Key findings of the report include:

  • CO2 emissions have decreased in recent years, declining 13 percent between 2008 and 2012. Energy efficiency improvements, displacement of coal generation by natural gas and renewable energy sources, and slower economic growth all contributed to the decline.
  • Among the 100 largest companies, natural gas use rose from 23 percent of power produced in 2011 to 29 percent in 2012.  Across the entire electric sector, natural gas use has increased 60 percent over the past ten years, reflecting relatively low natural gas prices.
  • Across the entire electric sector, electric generation from renewable energy sources increased 31 percent since 2010 (by more than 50,000 gigawatt hours) even as total electric generation declined modestly.
  • Continued expansion of utility energy efficiency programs has contributed to significant reductions in demand for electricity in certain regions, such that demand growth has been flat to negative nationally in recent years.  Energy efficiency programs grew to $8.2 billion in 2012, with average savings of 2 to 4 cents per kilowatt hour, compared with the average retail price of electricity at 10 cents per kilowatt hour.

Concern of Over-Dependency on Natural Gas

While many Americans support reduced emissions and safeguards for the environment, as well as the use of natural gas to help achieve them, some areas of the country are expressing real concern about what they perceive as dependence on natural gas.

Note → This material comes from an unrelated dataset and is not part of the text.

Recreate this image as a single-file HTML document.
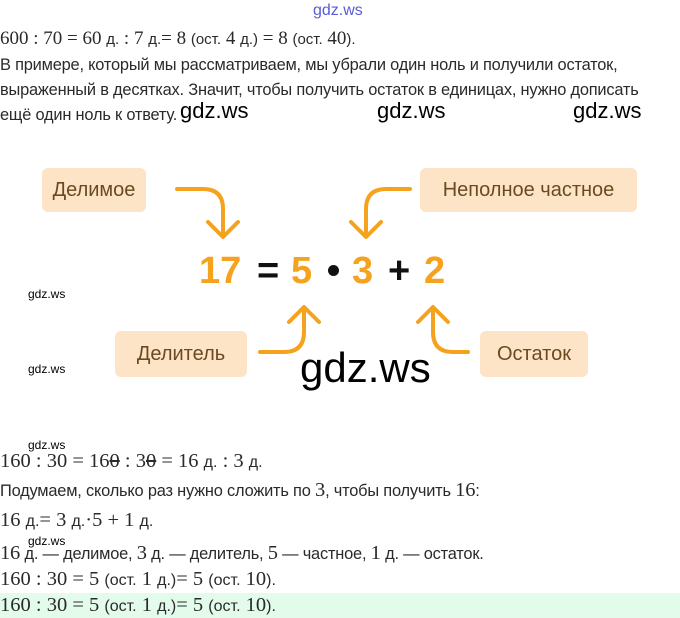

Residents of New England, who currently get more than half of their generation from natural gas, believe dependence on natural gas to be causing increasing electricity prices and reliability issues, according to Gerry DeNotto, of EnergyBiz.com.

DeNotto’s article lists some of the region’s concerns including:

  • Gas infrastructure constraints that cause sharp price increases during times of high demand
  • Competition for scarce supplies
  • Power shaving
  • “Just in Time” fuel delivery systems

DeNotto advocates a mix of fuel sources for New England’s power generation as well as dispassionate discussion about the risks and benefits of relying too heavily on one source (natural gas) for its power generation.

A new MIT Energy Initiative (MITEI) analysis, published in early May, discusses the challenges arising from the growing interdependency of natural gas infrastructure and the electric distribution system and offers possible solutions for the policy, investment and energy communities.

The analysis recommends creating incentives for dual-fuel capabilities at new power plants, and using fuels with separate supply chains to help provide more predictable and reliable power at natural gas fuel power plants.

Conclusion

Most importantly, due to the growing need to meet demand in real time with little or no storage, improving the coordination and communication between the natural gas market and the electricity market is critical.

Finally, “The supply and demand landscape is rapidly changing. To meet these changing needs, both the natural gas and electricity sectors need to adapt,” says Richard Schmalensee, the Howard W. Johnson Professor of Economics and Management Emeritus at the Sloan School of Management.

While there is controversy over the potential of over-dependency on natural gas for electric power generation, natural gas continues to be the cheapest, fastest, and most viable solution at hand for diminishing our carbon footprint and replacing retiring power plants.  The future for natural powered plants looks bright.